**Available data:**
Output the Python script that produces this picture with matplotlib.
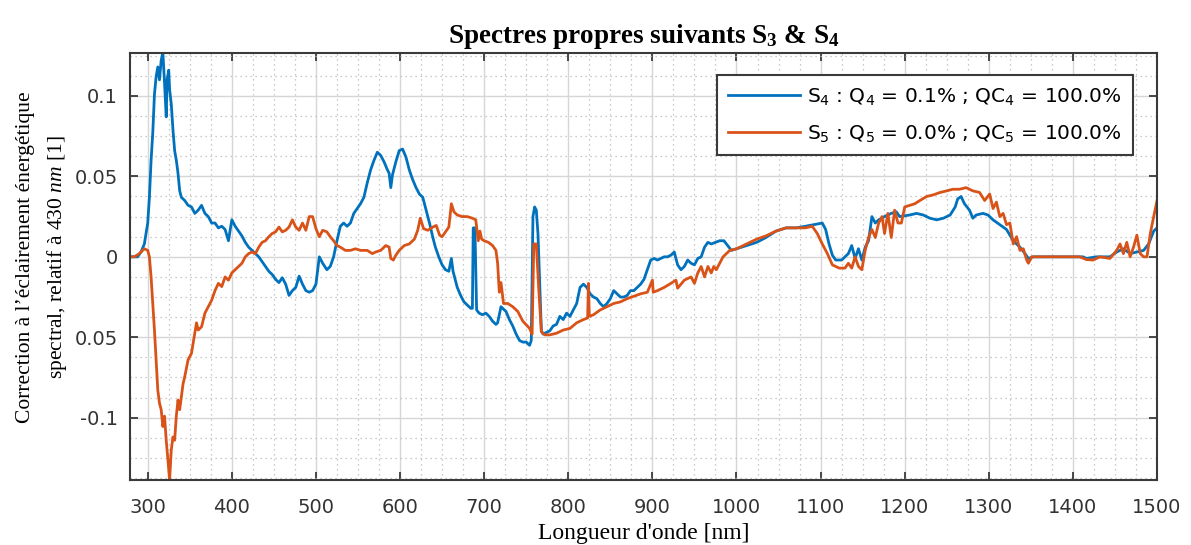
import matplotlib
matplotlib.use("Agg")
import matplotlib.pyplot as plt
from matplotlib.ticker import MultipleLocator, FixedLocator, FixedFormatter

plt.rcParams['mathtext.fontset'] = 'custom'
plt.rcParams['mathtext.rm'] = 'DejaVu Sans'
plt.rcParams['mathtext.it'] = 'Liberation Serif:italic'
plt.rcParams['mathtext.bf'] = 'Liberation Serif:bold'

# S4 (blue)
s4_nm = [280, 288, 292, 296, 300, 302, 304, 306, 308, 310, 312, 314, 316, 318, 320,
         322, 323, 325, 326, 328, 330, 332, 334, 336, 338, 340, 344, 348, 352, 356,
         360, 364, 368, 372, 376, 380, 384, 388, 392, 396, 400, 404, 408, 412, 416,
         420, 424, 428, 432, 436, 440, 444, 448, 452, 456, 460, 464, 468, 472, 476,
         480, 484, 488, 492, 496, 500, 504, 508, 513, 517, 521, 525, 529, 533, 537,
         541, 545, 549, 553, 557, 561, 565, 569, 573, 577, 581, 585, 587, 589, 591,
         595, 599, 603, 607, 611, 615, 619, 623, 627, 631, 635, 639, 642, 646, 650,
         654, 658, 661, 663, 668, 672, 676, 680, 684, 686, 687, 689, 691, 694, 698,
         702, 706, 710, 714, 716, 720, 726, 730, 734, 738, 742, 746, 750, 754, 756,
         758, 760, 762, 764, 766, 768, 770, 774, 778, 782, 786, 790, 794, 798, 802,
         806, 810, 814, 818, 822, 826, 830, 834, 838, 842, 846, 850, 854, 858, 862,
         866, 870, 874, 878, 882, 886, 890, 894, 898, 902, 906, 910, 914, 918, 922,
         926, 930, 934, 938, 942, 946, 950, 954, 958, 962, 966, 970, 975, 980, 985,
         988, 994, 1000, 1012, 1024, 1035, 1047, 1059, 1071, 1082, 1092, 1102, 1106, 1110, 1114,
         1118, 1122, 1125, 1129, 1133, 1137, 1141, 1145, 1149, 1153, 1157, 1161, 1165, 1169, 1176,
         1184, 1190, 1194, 1206, 1214, 1222, 1230, 1238, 1246, 1254, 1260, 1263, 1267, 1271, 1277,
         1281, 1285, 1293, 1299, 1305, 1313, 1321, 1329, 1337, 1343, 1347, 1353, 1380, 1412, 1416,
         1428, 1444, 1452, 1460, 1468, 1476, 1484, 1490, 1496, 1500]
s4_val = [0.0, 0.0, 0.003, 0.008, 0.021, 0.037, 0.060, 0.077, 0.101, 0.112, 0.118, 0.110, 0.122, 0.127, 0.108,
          0.087, 0.110, 0.116, 0.104, 0.095, 0.079, 0.066, 0.060, 0.052, 0.041, 0.037, 0.035, 0.032, 0.031, 0.027,
          0.029, 0.032, 0.027, 0.025, 0.021, 0.021, 0.018, 0.019, 0.017, 0.010, 0.023, 0.019, 0.016, 0.013, 0.009,
          0.006, 0.004, 0.002, 0.000, -0.003, -0.006, -0.009, -0.011, -0.014, -0.016, -0.013, -0.017, -0.024, -0.021, -0.019,
          -0.012, -0.017, -0.021, -0.022, -0.021, -0.017, 0.000, -0.004, -0.008, -0.006, 0.000, 0.010, 0.019, 0.021, 0.019,
          0.021, 0.027, 0.030, 0.033, 0.037, 0.046, 0.054, 0.060, 0.065, 0.063, 0.059, 0.054, 0.052, 0.043, 0.051,
          0.059, 0.066, 0.067, 0.062, 0.054, 0.048, 0.043, 0.039, 0.037, 0.029, 0.021, 0.012, 0.006, 0.000, -0.005,
          -0.008, -0.009, -0.001, -0.009, -0.019, -0.024, -0.028, -0.030, -0.032, -0.032, 0.018, 0.018, -0.033, -0.035, -0.036,
          -0.035, -0.037, -0.040, -0.042, -0.041, -0.031, -0.034, -0.039, -0.043, -0.048, -0.052, -0.053, -0.053, -0.055, -0.052,
          0.025, 0.031, 0.029, 0.014, -0.017, -0.046, -0.048, -0.047, -0.046, -0.043, -0.042, -0.037, -0.039, -0.035, -0.037,
          -0.033, -0.029, -0.019, -0.017, -0.019, -0.023, -0.025, -0.026, -0.029, -0.031, -0.029, -0.026, -0.021, -0.023, -0.025,
          -0.025, -0.024, -0.021, -0.021, -0.019, -0.017, -0.014, -0.008, -0.002, -0.001, -0.002, -0.001, 0.000, 0.000, 0.001,
          0.003, -0.005, -0.008, -0.006, -0.002, -0.004, -0.005, -0.001, 0.000, 0.006, 0.009, 0.008, 0.009, 0.010, 0.010,
          0.008, 0.004, 0.005, 0.007, 0.009, 0.012, 0.016, 0.018, 0.018, 0.019, 0.020, 0.021, 0.017, 0.008, 0.001,
          -0.002, -0.002, -0.002, 0.000, 0.002, 0.007, -0.001, 0.005, -0.002, 0.006, 0.010, 0.025, 0.021, 0.023, 0.025,
          0.027, 0.028, 0.025, 0.026, 0.027, 0.026, 0.024, 0.023, 0.024, 0.026, 0.031, 0.036, 0.0375, 0.033, 0.029,
          0.024, 0.026, 0.027, 0.026, 0.023, 0.020, 0.017, 0.010, 0.006, 0.002, -0.001, 0.000, 0.000, 0.000, -0.001,
          0.000, 0.000, 0.003, 0.005, 0.002, 0.003, 0.004, 0.008, 0.016, 0.018]

# S5 (orange)
s5_nm = [280, 284, 290, 296, 300, 302, 304, 306, 308, 310, 312, 314, 316, 318, 320,
         322, 324, 326, 328, 330, 332, 334, 336, 338, 340, 342, 344, 348, 352, 356,
         358, 360, 364, 368, 372, 376, 380, 384, 388, 392, 396, 400, 404, 408, 412,
         416, 420, 424, 428, 432, 436, 440, 444, 448, 452, 456, 460, 464, 468, 472,
         476, 480, 484, 488, 492, 496, 500, 504, 508, 513, 517, 521, 525, 529, 535,
         541, 547, 553, 561, 567, 571, 577, 583, 587, 589, 592, 595, 599, 605, 611,
         617, 621, 624, 628, 633, 639, 643, 647, 650, 654, 658, 661, 664, 668, 674,
         680, 686, 690, 693, 695, 697, 700, 705, 710, 714, 716, 718, 720, 723, 728,
         734, 740, 746, 754, 757, 759, 762, 765, 768, 772, 778, 786, 794, 802, 810,
         818, 823, 824, 825, 830, 838, 846, 854, 862, 870, 878, 886, 894, 900, 901,
         906, 914, 922, 928, 930, 938, 946, 950, 954, 958, 962, 966, 970, 973, 976,
         980, 984, 992, 1000, 1012, 1024, 1035, 1047, 1059, 1071, 1082, 1090, 1096, 1102, 1108,
         1114, 1122, 1129, 1133, 1137, 1141, 1145, 1149, 1153, 1157, 1161, 1165, 1169, 1173, 1176,
         1180, 1184, 1188, 1192, 1196, 1200, 1206, 1212, 1218, 1226, 1234, 1242, 1250, 1257, 1265,
         1273, 1281, 1289, 1295, 1301, 1305, 1309, 1313, 1317, 1321, 1325, 1329, 1333, 1337, 1341,
         1345, 1347, 1351, 1408, 1416, 1424, 1432, 1444, 1452, 1456, 1460, 1464, 1468, 1472, 1476,
         1480, 1484, 1488, 1492, 1496, 1500]
s5_val = [0.0, 0.0, 0.002, 0.005, 0.004, 0.000, -0.0125, -0.029, -0.0455, -0.064, -0.083, -0.091, -0.095, -0.1055, -0.099,
          -0.114, -0.126, -0.139, -0.120, -0.112, -0.114, -0.099, -0.089, -0.095, -0.087, -0.079, -0.0745, -0.064, -0.060, -0.0475,
          -0.041, -0.0455, -0.0435, -0.035, -0.031, -0.027, -0.021, -0.0165, -0.0185, -0.0125, -0.0145, -0.010, -0.008, -0.006, -0.004,
          0.000, 0.002, 0.003, 0.002, 0.006, 0.009, 0.010, 0.0125, 0.0145, 0.0155, 0.0185, 0.0155, 0.0165, 0.0185, 0.023,
          0.0185, 0.0165, 0.021, 0.0165, 0.025, 0.025, 0.0175, 0.0125, 0.0165, 0.0155, 0.0125, 0.010, 0.007, 0.006, 0.004,
          0.004, 0.005, 0.004, 0.004, 0.002, 0.003, 0.004, 0.007, 0.006, -0.001, -0.002, 0.001, 0.004, 0.007, 0.008,
          0.011, 0.0165, 0.024, 0.0175, 0.0165, 0.0185, 0.0195, 0.0135, 0.0125, 0.0155, 0.0185, 0.033, 0.028, 0.026, 0.025,
          0.025, 0.024, 0.023, 0.010, 0.016, 0.011, 0.010, 0.009, 0.007, 0.004, -0.004, -0.022, -0.016, -0.029, -0.029,
          -0.031, -0.034, -0.040, -0.0445, -0.048, 0.008, 0.008, -0.021, -0.0465, -0.0485, -0.0485, -0.0475, -0.0455, -0.0445, -0.041,
          -0.039, -0.038, -0.0165, -0.037, -0.036, -0.033, -0.031, -0.029, -0.028, -0.026, -0.0245, -0.023, -0.022, -0.0145, -0.022,
          -0.021, -0.019, -0.0165, -0.0145, -0.0195, -0.0145, -0.0125, -0.0165, -0.010, -0.006, -0.0125, -0.006, -0.010, -0.006, -0.008,
          -0.004, 0.000, 0.004, 0.005, 0.008, 0.011, 0.013, 0.016, 0.018, 0.018, 0.018, 0.019, 0.0145, 0.008, 0.002,
          -0.005, -0.007, -0.007, -0.004, -0.007, 0.000, -0.006, -0.008, 0.004, 0.012, 0.017, 0.012, 0.021, 0.025, 0.0145,
          0.027, 0.012, 0.029, 0.021, 0.021, 0.031, 0.032, 0.033, 0.035, 0.0375, 0.0385, 0.040, 0.041, 0.042, 0.042,
          0.043, 0.041, 0.040, 0.035, 0.039, 0.030, 0.034, 0.025, 0.027, 0.020, 0.021, 0.008, 0.0125, 0.004, 0.005,
          -0.002, -0.004, 0.000, 0.000, -0.0017, -0.002, 0.000, -0.001, 0.004, 0.008, 0.002, 0.009, 0.000, 0.006, 0.0135,
          0.002, 0.000, 0.000, 0.0146, 0.025, 0.035]

labels = [r"S$_4$ : Q$_4$ = 0.1% ; QC$_4$ = 100.0%",
          r"S$_5$ : Q$_5$ = 0.0% ; QC$_5$ = 100.0%"]
y_ticks = [-0.1, -0.05, 0, 0.05, 0.1]
y_ticklabels = ["-0.1", "0.05", "0", "0.05", "0.1"]

fig = plt.figure(figsize=(11.91, 5.45), dpi=100)
ax = fig.add_axes([0.1092, 0.1193, 0.8623, 0.7835])

ax.plot(s4_nm, s4_val, color="#0072BD", lw=2.0, label=labels[0])
ax.plot(s5_nm, s5_val, color="#D95319", lw=2.0, label=labels[1])

ax.set_xlim(279, 1500)
ax.set_ylim(-0.1387, 0.1267)
ax.xaxis.set_major_locator(MultipleLocator(100))
ax.xaxis.set_minor_locator(MultipleLocator(25))
ax.yaxis.set_major_locator(FixedLocator(y_ticks))
ax.yaxis.set_major_formatter(FixedFormatter(y_ticklabels))
ax.yaxis.set_minor_locator(MultipleLocator(0.0125))

ax.grid(which="major", color="#d6d6d6", lw=1.0, ls="-")
ax.grid(which="minor", color="#b8b8b8", lw=0.9, ls=(0, (1, 3)))
ax.set_axisbelow(True)

for sp in ax.spines.values():
    sp.set_color("#3a3a3a")
    sp.set_linewidth(1.5)

ax.tick_params(which="major", direction="in", top=True, right=True, length=5.5,
               width=1.3, color="#3a3a3a", labelsize=14, labelcolor="#333333")
ax.tick_params(axis="x", which="major", pad=13)
ax.tick_params(axis="y", which="major", pad=9)
ax.tick_params(which="minor", length=0)
for lab in ax.get_xticklabels() + ax.get_yticklabels():
    lab.set_family("DejaVu Sans")

ax.set_title(r"Spectres propres suivants S$_\mathbf{3}$ & S$_\mathbf{4}$",
             family="Liberation Serif", fontweight="bold", fontsize=19.5, pad=7)
ax.set_xlabel("Longueur d'onde [nm]", family="Liberation Serif", fontsize=17, labelpad=4)
ax.set_ylabel("Correction à l’éclairement énergétique\nspectral, relatif à 430 $nm$ [1]",
              family="Liberation Serif", fontsize=15.5, linespacing=1.6, va="center")
ax.yaxis.set_label_coords(-0.085, 0.521)

leg = ax.legend(loc="upper right", bbox_to_anchor=(0.9766, 0.9485), borderaxespad=0,
                prop={"family": "DejaVu Sans", "size": 14.5}, handlelength=3.6,
                handletextpad=0.35, labelspacing=0.8, borderpad=0.55,
                fancybox=False, framealpha=1, edgecolor="#3a3a3a")
leg.get_frame().set_linewidth(1.5)

fig.savefig("out.png", dpi=100)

**Exercise directions:** Go from the first line of the data above to the line containing "plt.rcParams['mathtext.bf'] = 'Liberation" and retype exactly those lines, both included, but none of the pictures.

**Response:**
Output the Python script that produces this picture with matplotlib.
import matplotlib
matplotlib.use("Agg")
import matplotlib.pyplot as plt
from matplotlib.ticker import MultipleLocator, FixedLocator, FixedFormatter

plt.rcParams['mathtext.fontset'] = 'custom'
plt.rcParams['mathtext.rm'] = 'DejaVu Sans'
plt.rcParams['mathtext.it'] = 'Liberation Serif:italic'
plt.rcParams['mathtext.bf'] = 'Liberation Serif:bold'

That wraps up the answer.